We have many generations of traditions surrounding the Lord’s Table. Most of these traditions are noble, and thankfully we are diligent in remembering Christ at the table. It’s refreshing to know that we hold a high view of communion. Personally, I like to envision sitting with the first Christians who sat around the table, eating, drinking, and sharing what Christ meant to them.
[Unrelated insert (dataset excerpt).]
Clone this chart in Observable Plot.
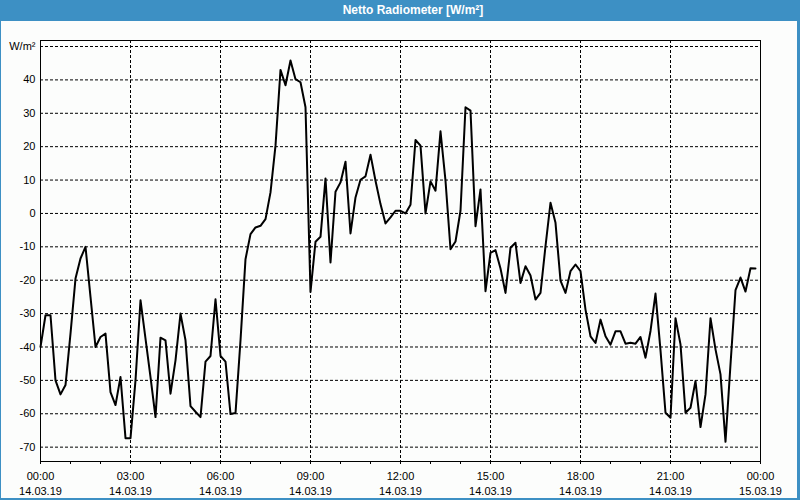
<!DOCTYPE html>
<html><head><meta charset="utf-8">
<script src="https://cdn.jsdelivr.net/npm/d3@7"></script>
<script src="https://cdn.jsdelivr.net/npm/@observablehq/plot@0.6"></script>
<style>
html,body{margin:0;padding:0;background:#fcfdfc;}
#wrap{position:relative;width:800px;height:500px;overflow:hidden;background:#fcfdfc;}
#title{position:absolute;left:26px;top:0;width:774px;height:21px;color:#fff;font:bold 12px "Liberation Sans",sans-serif;text-align:center;line-height:21px;z-index:2;}
#titlebg{position:absolute;left:0;top:0;width:800px;height:21px;background:#3d90c4;z-index:1;}
#chart{position:absolute;left:0;top:0;}
#border{position:absolute;left:0;top:0;width:800px;height:500px;box-sizing:border-box;border-left:1px solid #3d90c4;border-right:3px solid #3d90c4;border-bottom:2px solid #3d90c4;pointer-events:none;z-index:3}
</style>
</head><body>
<div id="wrap">
  <div id="titlebg"></div>
  <div id="title">Netto Radiometer [W/m²]</div>
  <div id="chart"></div>
  <div id="border"></div>
</div>
<script>
// Series start and sampling interval (10-minute values)
const startDate = [2019, 2, 14];
const stepMinutes = 10;
// Net radiation values, W/m², 14.03.19 00:00 – 23:50
const radiation = [
  -40, -30.5, -30.5, -50, -54.2, -51.4, -36, -19.5, -13.5, -10,
  -25, -40, -37, -36, -53.5, -57.4, -49, -67.3, -67.3, -50,
  -26, -37.5, -49, -61, -37.2, -38, -54, -44, -30, -38,
  -57.7, -59.4, -61, -44.4, -42.7, -25.7, -42.7, -44.4, -60.1, -59.8,
  -38, -13.7, -6.2, -4.2, -3.7, -1.7, 6.3, 20.3, 43, 38.4,
  45.8, 40.2, 39.3, 31.8, -23.5, -8.5, -7, 10.5, -14.7, 6.5,
  9.3, 15.5, -6, 4.8, 10.1, 11.1, 17.6, 9.8, 2.8, -3,
  -1.2, 0.8, 0.8, 0, 2.6, 22, 20.3, 0, 9.6, 6.8,
  24.6, 9.8, -10.7, -8.4, 0.8, 31.8, 30.8, -3.8, 7.2, -23.3,
  -11.8, -11, -16.5, -23.8, -10.3, -8.8, -20.8, -15.8, -18.6, -25.8,
  -23.8, -9.8, 3.2, -2.8, -20.1, -23.8, -17.3, -15.3, -17.3, -28.8,
  -36.8, -38.8, -31.8, -36.8, -39.3, -35.3, -35.3, -39, -38.7, -39,
  -37, -43.2, -35.2, -24, -41, -59.7, -61.2, -31.4, -39.2, -59.7,
  -58.2, -50.2, -64, -54.2, -31.4, -40.7, -48.2, -68.4, -45.2, -23,
  -19.2, -23.4, -16.4, -16.5
];
const yTicks = [-70, -60, -50, -40, -30, -20, -10, 0, 10, 20, 30, 40, 50];
const yUnitLabel = "W/m²";
const majorHours = [0, 3, 6, 9, 12, 15, 18, 21, 24];
const minorHours = d3.range(0, 25);

const t0 = Date.UTC(startDate[0], startDate[1], startDate[2]);
const hour = 3600000;
const data = radiation.map((v, i) => ({t: new Date(t0 + i * stepMinutes * 60000), v}));
const majorTicks = majorHours.map(h => new Date(t0 + h * hour));
const minorTicks = minorHours.map(h => new Date(t0 + h * hour));
const fmtTime = d3.utcFormat("%H:%M");
const fmtDate = d3.utcFormat("%d.%m.%y");

const chart = Plot.plot({
  width: 800,
  height: 500,
  marginTop: 40,
  marginBottom: 39,
  marginLeft: 40,
  marginRight: 40,
  style: {fontFamily: "'Liberation Sans', sans-serif", fontSize: "11px", background: "transparent", color: "#000"},
  x: {type: "utc", domain: [new Date(t0), new Date(t0 + 24 * hour)]},
  y: {domain: [-74.3, 51.8]},
  marks: [
    Plot.gridY(yTicks, {stroke: "#000", strokeOpacity: 1, strokeDasharray: "3,2"}),
    Plot.gridX(majorTicks, {stroke: "#000", strokeOpacity: 1, strokeDasharray: "3,2"}),
    Plot.frame({stroke: "#000"}),
    Plot.line(data, {x: "t", y: "v", stroke: "#000", strokeWidth: 2}),
    Plot.axisY(yTicks, {tickSize: 0, tickPadding: 5, label: null, tickFormat: d => d === 50 ? yUnitLabel : String(d)}),
    Plot.axisX(minorTicks, {tickSize: 3, tickPadding: 5, label: null, lineHeight: 1.36,
      tickFormat: d => d.getUTCHours() % 3 === 0 ? fmtTime(d) + "\n" + fmtDate(d) : ""})
  ]
});
document.getElementById("chart").appendChild(chart);
</script>
</body></html>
The letter written by the Bithynian governor Pliny to Emperor Trajan around 110 A.D. gives us an early glimpse of what a worship day looked like for early Christians. Pliny was writing Trajan about the “problem” they faced with Christians who permeated the Roman Empire. Trajan’s practice was to give them three chances to “repent,” denouncing Christ, or else they would be executed. He described the “offense” of the Christians this way:
They asserted, however, that the sum and substance of their fault or error had been that they were accustomed to meet on a fixed day before dawn and sing responsively a hymn to Christ as to a god, and to bind themselves by oath, not to do some crime, but not to commit fraud, theft, or adultery, not falsify their trust, nor to refuse to return a trust when called upon to do so. When this was over, it was their custom to depart and to assemble again to partake of food — but ordinary and innocent food.Christian History Institute
We know that the early Christians, even while being persecuted, were devoted to gathering to worship then gathering again for the Lord’s supper. Though we have removed the meal, there are ways that we can reconnect with the communal aspect of the Lord’s supper. We should always strive to rethink and reimagine the table. It was not an isolated, individualistic event. The Christians were united both at and through the table with Jesus as the meal. It was a time to celebrate salvation and to participate in the heavenly table, where all Christians of all cultures and all time gather together!
It is refreshing when we become giving in the breaking of the bread and the drinking of the fruit of the vine. We commune with and give to our fellow brothers and sisters. There are many ways to re-envision the Supper. It’s wonderful to think about the depth and meaning of this meal that has been celebrated for thousands of years!